Rehearsing holy gestures in a mirror exhausts him; ditto, expressions

of awe, sighs. Refrain has two meanings. Everyone’s gotta be

somewhere. Such as a local Downs: trotters; sulkies; having bet,

people leaning over the rail — always at least one

four hundred pounder, his self flowing out all over size 80

basketball shorts; and God-gaunt couples, their eyes ablaze.



2.

He’s forgotten more about the soul than we’ve ever known.

Once the sun stands still in the sky, the issue of mission creep

will become moot. Sentence has two meanings. Each time parking,

he just sits for a long, good while. Remembering mother and

grandmother weeping as the great diseased elms were taken down.

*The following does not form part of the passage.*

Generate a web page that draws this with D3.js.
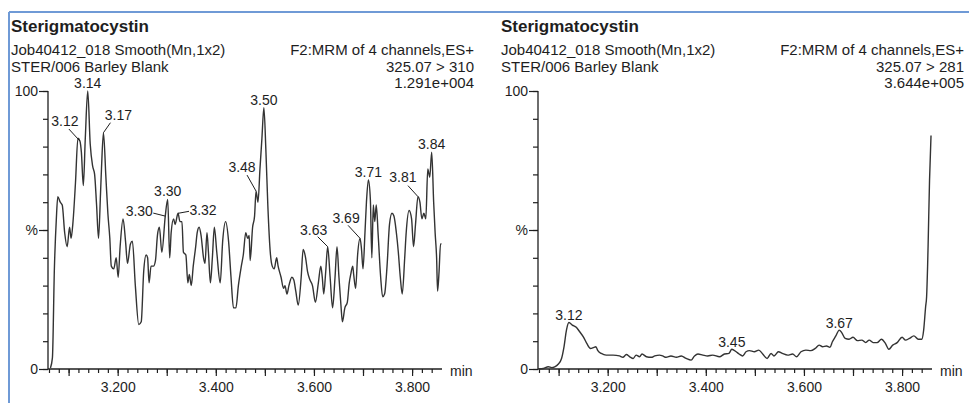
<!DOCTYPE html>
<html>
<head>
<meta charset="utf-8">
<script src="https://cdn.jsdelivr.net/npm/d3@7"></script>
<style>
  body { margin: 0; background: #fff; }
</style>
</head>
<body>
<svg id="chart" width="969" height="403"></svg>
<script>
const FONT = '"Liberation Sans", Arial, sans-serif';

// axis ranges and tick labels
const timeDomain = [3.058, 3.861];
const xTickValues = [3.2, 3.4, 3.6, 3.8];
const yMajorTicks = [0, 50, 100];
const yMajorLabels = ["0", "%", "100"];

// header texts
const titleText = "Sterigmatocystin";
const infoLeft = ["Job40412_018 Smooth(Mn,1x2)", "STER/006 Barley Blank"];
const leftInfoRight = ["F2:MRM of 4 channels,ES+", "325.07 > 310", "1.291e+004"];
const rightInfoRight = ["F2:MRM of 4 channels,ES+", "325.07 > 281", "3.644e+005"];

// channel 325.07 > 310 (min, %)
const leftTime = [
  3.063,3.067,3.071,3.075,3.078,3.083,3.087,3.092,3.097,3.102,
  3.105,3.109,3.114,3.119,3.123,3.126,3.130,3.134,3.139,3.144,
  3.149,3.153,3.157,3.161,3.165,3.167,3.171,3.176,3.180,3.184,
  3.187,3.192,3.197,3.201,3.205,3.211,3.216,3.220,3.226,3.230,
  3.236,3.243,3.248,3.253,3.258,3.261,3.264,3.268,3.273,3.277,
  3.281,3.285,3.290,3.297,3.302,3.306,3.309,3.314,3.317,3.323,
  3.327,3.331,3.334,3.339,3.343,3.346,3.350,3.354,3.359,3.362,
  3.366,3.370,3.375,3.378,3.382,3.385,3.389,3.393,3.397,3.402,
  3.409,3.414,3.420,3.426,3.431,3.436,3.441,3.446,3.452,3.456,
  3.461,3.465,3.468,3.470,3.475,3.479,3.482,3.486,3.490,3.494,
  3.498,3.502,3.506,3.511,3.515,3.519,3.524,3.527,3.533,3.538,
  3.541,3.545,3.549,3.555,3.559,3.563,3.568,3.574,3.578,3.583,
  3.587,3.592,3.597,3.603,3.609,3.614,3.617,3.620,3.624,3.628,
  3.633,3.638,3.643,3.647,3.651,3.655,3.658,3.663,3.668,3.672,
  3.675,3.679,3.681,3.685,3.689,3.694,3.697,3.700,3.704,3.707,
  3.711,3.715,3.718,3.721,3.724,3.727,3.731,3.736,3.740,3.744,
  3.749,3.754,3.759,3.763,3.768,3.772,3.776,3.780,3.785,3.788,
  3.794,3.799,3.803,3.807,3.812,3.816,3.820,3.824,3.828,3.832,
  3.836,3.840,3.844,3.847,3.850,3.852,3.855,3.858,3.860
];
const leftPct = [
  0.4,4,36,54,62,60,59,49,44,51,
  47,53,67,83,82,78,66,83,100,81,
  73,70,59,47,63,72,85,69,56,47,
  37,36,40,33,44,54,46,38,45,46,
  30,16,17,35,41,40,31,37,37,39,
  48,51,42,55,61,40,49,54,52,56,
  53,53,42,41,31,34,30,37,44,49,
  51,48,40,38,49,42,31,40,51,42,
  31,46,53,46,33,22,22,30,37,41,
  49,47,48,39,51,55,64,60,72,83,
  94,79,59,42,37,36,40,37,33,29,
  30,27,30,33,32,28,23,33,43,40,
  35,32,30,24,31,37,33,27,35,44,
  33,22,33,44,33,23,17,22,24,31,
  34,37,34,29,41,47,43,36,49,60,
  68,61,40,59,53,59,48,33,26,27,
  37,52,56,55,49,42,33,27,40,49,
  57,54,44,52,62,60,54,56,54,72,
  69,78,60,49,40,28,35,45,45
];
const leftPeakTimes = [3.123, 3.139, 3.171, 3.297, 3.302, 3.323, 3.482, 3.498, 3.628, 3.694, 3.711, 3.812, 3.840];
const leftPeakLabels = ["3.12", "3.14", "3.17", "3.30", "3.30", "3.32", "3.48", "3.50", "3.63", "3.69", "3.71", "3.81", "3.84"];

// channel 325.07 > 281 (min, %)
const rightTime = [
  3.060,3.069,3.079,3.086,3.092,3.099,3.106,3.111,3.116,3.121,
  3.128,3.136,3.143,3.151,3.158,3.165,3.172,3.176,3.180,3.187,
  3.197,3.211,3.224,3.231,3.238,3.245,3.252,3.258,3.265,3.270,
  3.279,3.289,3.296,3.306,3.312,3.319,3.329,3.340,3.350,3.360,
  3.370,3.377,3.384,3.394,3.404,3.414,3.428,3.438,3.447,3.453,
  3.462,3.468,3.475,3.482,3.489,3.499,3.508,3.516,3.525,3.533,
  3.539,3.548,3.556,3.567,3.577,3.585,3.594,3.604,3.614,3.623,
  3.631,3.638,3.646,3.653,3.658,3.665,3.672,3.677,3.684,3.692,
  3.700,3.709,3.718,3.726,3.733,3.741,3.749,3.758,3.766,3.773,
  3.781,3.790,3.800,3.807,3.815,3.824,3.833,3.840,3.844,3.848,
  3.850,3.852,3.853,3.856,3.859
];
const rightPct = [
  0,0.2,0.8,0.5,0.8,1.7,3.8,8.0,14.0,16.7,
  15.8,15.0,13.4,11.4,9.0,7.4,7.8,8.0,6.6,5.6,
  5.0,5.0,4.7,4.2,5.2,4.4,3.8,5.0,4.4,5.4,
  4.4,4.2,4.7,5.0,4.7,4.2,4.7,4.2,4.7,3.8,
  3.2,4.7,5.4,5.0,4.7,5.0,4.4,5.4,5.6,7.1,
  6.2,5.4,4.7,6.2,6.6,6.2,6.8,5.4,3.8,5.6,
  4.7,6.2,5.6,5.0,5.4,4.4,6.2,6.8,6.6,7.4,
  8.6,8.0,8.3,7.8,9.8,11.9,14.0,13.1,11.0,10.7,
  11.4,10.2,10.4,9.5,10.4,9.5,9.5,10.7,9.2,7.1,
  8.6,9.5,11.4,10.4,11.0,11.9,10.7,10.7,14.0,22.4,
  26,36.8,44,68,84
];
const rightPeakTimes = [3.121, 3.453, 3.672];
const rightPeakLabels = ["3.12", "3.45", "3.67"];

// label placement (layout only): [dx, dy] of label from apex, [lx, ly] end of leader line
const leftLabelLayout = [
  { dx: -15, dy: -15, lead: [-11, -12] },
  { dx: 0, dy: -3 },
  { dx: 15, dy: -13, lead: [7, -10] },
  { dx: -26, dy: 0, lead: [-12, -3] },
  { dx: 0, dy: -3 },
  { dx: 25, dy: 2, lead: [11, -2] },
  { dx: -14, dy: -19, lead: [-9, -16] },
  { dx: 0, dy: -3 },
  { dx: -14, dy: -12, lead: [-10, -10] },
  { dx: -14, dy: -15, lead: [-12, -13] },
  { dx: 0, dy: -3 },
  { dx: -15, dy: -15, lead: [-10, -11] },
  { dx: 0, dy: -3 }
];
const rightLabelLayout = rightPeakTimes.map(() => ({ dx: 0, dy: -2.5 }));

const svg = d3.select("#chart");
const ink = "#1e1e1e";

// window frame
svg.append("line").attr("x1", 9).attr("x2", 969).attr("y1", 12).attr("y2", 12)
  .attr("stroke", "#6f9ad6").attr("stroke-width", 2);
svg.append("line").attr("x1", 9).attr("x2", 9).attr("y1", 12).attr("y2", 403)
  .attr("stroke", "#6f9ad6").attr("stroke-width", 2);

function drawPanel(ox, panel) {
  const g = svg.append("g").attr("transform", `translate(${ox},0)`)
    .attr("font-family", FONT).attr("fill", ink);

  const x = d3.scaleLinear().domain(timeDomain).range([48, 442]);
  const y = d3.scaleLinear().domain([0, 100]).range([369, 91]);

  // header
  g.append("text").attr("x", 11).attr("y", 32)
    .attr("font-size", 17).attr("font-weight", "bold").text(titleText);
  infoLeft.forEach((t, i) => {
    g.append("text").attr("x", 11).attr("y", 55 + i * 16.5)
      .attr("font-size", 15).text(t);
  });
  panel.infoRight.forEach((t, i) => {
    g.append("text").attr("x", 474).attr("y", 55 + i * 16.5)
      .attr("text-anchor", "end").attr("font-size", 15).text(t);
  });

  // y axis
  const yMinor = g.append("g").attr("transform", "translate(48,0)")
    .call(d3.axisLeft(y).tickValues(d3.range(0, 101, 10)).tickSize(5).tickFormat(""));
  yMinor.select(".domain").remove();
  const yMajor = g.append("g").attr("transform", "translate(48,0)")
    .call(d3.axisLeft(y).tickValues(yMajorTicks).tickSize(9).tickPadding(1)
      .tickFormat((d, i) => yMajorLabels[i]));
  yMajor.select(".domain").remove();

  // x axis
  const minorTimes = d3.range(0, 40).map(i => 3.06 + i * 0.02);
  const xMinor = g.append("g").attr("transform", "translate(0,369)")
    .call(d3.axisBottom(x).tickValues(minorTimes).tickSize(4).tickFormat(""));
  xMinor.select(".domain").remove();
  const xMid = g.append("g").attr("transform", "translate(0,369)")
    .call(d3.axisBottom(x).tickValues(d3.range(1, 9).map(i => 3 + i * 0.1)).tickSize(7).tickFormat(""));
  xMid.select(".domain").remove();
  const xLab = g.append("g").attr("transform", "translate(0,369)")
    .call(d3.axisBottom(x).tickValues(xTickValues).tickSize(0).tickPadding(13)
      .tickFormat(d3.format(".3f")));
  xLab.select(".domain").remove();

  g.selectAll(".tick line").attr("stroke", ink).attr("stroke-width", 1.2);
  g.selectAll(".tick text").attr("font-size", 14).attr("font-family", FONT).attr("fill", ink);

  // axis lines
  g.append("line").attr("x1", 48).attr("x2", 48).attr("y1", y(100)).attr("y2", y(0))
    .attr("stroke", ink).attr("stroke-width", 1.3);
  g.append("line").attr("x1", 48).attr("x2", 442).attr("y1", y(0)).attr("y2", y(0))
    .attr("stroke", ink).attr("stroke-width", 1.3);
  g.append("text").attr("x", 450).attr("y", 376).attr("font-size", 14).text("min");

  // trace
  const data = panel.time.map((t, i) => ({ t, p: panel.pct[i] }));
  g.append("path").datum(data)
    .attr("fill", "none").attr("stroke", "#333").attr("stroke-width", 1.4)
    .attr("stroke-linejoin", "round")
    .attr("d", d3.line().curve(d3.curveMonotoneX).x(d => x(d.t)).y(d => y(d.p)));

  // peak labels
  panel.peakTimes.forEach((pt, i) => {
    const k = d3.leastIndex(data, d => Math.abs(d.t - pt));
    const ax = x(data[k].t), ay = y(data[k].p);
    const lay = panel.layout[i];
    if (lay.lead) {
      g.append("line").attr("x1", ax).attr("y1", ay)
        .attr("x2", ax + lay.lead[0]).attr("y2", ay + lay.lead[1])
        .attr("stroke", ink).attr("stroke-width", 1);
    }
    g.append("text").attr("x", ax + lay.dx).attr("y", ay + lay.dy)
      .attr("text-anchor", "middle").attr("font-size", 14)
      .text(panel.peakLabels[i]);
  });
}

drawPanel(0, {
  infoRight: leftInfoRight, time: leftTime, pct: leftPct,
  peakTimes: leftPeakTimes, peakLabels: leftPeakLabels, layout: leftLabelLayout
});
drawPanel(490, {
  infoRight: rightInfoRight, time: rightTime, pct: rightPct,
  peakTimes: rightPeakTimes, peakLabels: rightPeakLabels, layout: rightLabelLayout
});
</script>
</body>
</html>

Equations imply that anyone you meet’s your cousin;

Genesis doesn’t take as clear a stance. Eyes: shut. Breaths:

steady; deep. Stump-fires flare darkness in the lower flats. Until…

Until he...Knees open the car door, and it’s all business.

If flames reach the roots, they may burn forever. He admits,

now, he could have stayed seated, way back, that once, and everything

would be different. If you shed blood, you can be sure it’s kin’s.



3.

Probably he can’t recall when the thought came.

The idea, after all, is to make cessation slow,

an agony. Making the order, the whole school new and his.

“Good soldier, here is a wooden shield; you must bear it

lying down.” Windows in his spacious office pull in all

available light. Peine forte et dure. “This boulder represents

your years of service.” Records show only one occurrence.

Then I confess a lie to buy a life.
His happiest moments,

signing documents at the rolltop desk. More weight. More

weight.
He roots for Notre Dame. “And this stone stands for

loyalty of your students.” The evidence was spectral but

admitted. More weight. Which is not life, but only death

in life.
“And here is your rock of rages; kindly place it

over your heart.” He also frequently writes in his book.

Giles’s tongue being pressed out of his mouth, the Sheriff

with his cane forced it in again, as he was dying.






Joel Chace has published work in print and electronic magazines such as The Tip of the Knife, Counterexample Poetics, OR, Country Music, Infinity's Kitchen, and Jacket. Most recent collections include Sharpsburg, from Cy Gist Press, Blake's Tree, from Blue & Yellow Dog Press, Whole Cloth, from Avantacular Press, Red Power, from Quarter After Press, Kansoz, from Knives, Forks, and Spoons Press, Web Too, from Tonerworks, and Scorpions, from Unlikely Books.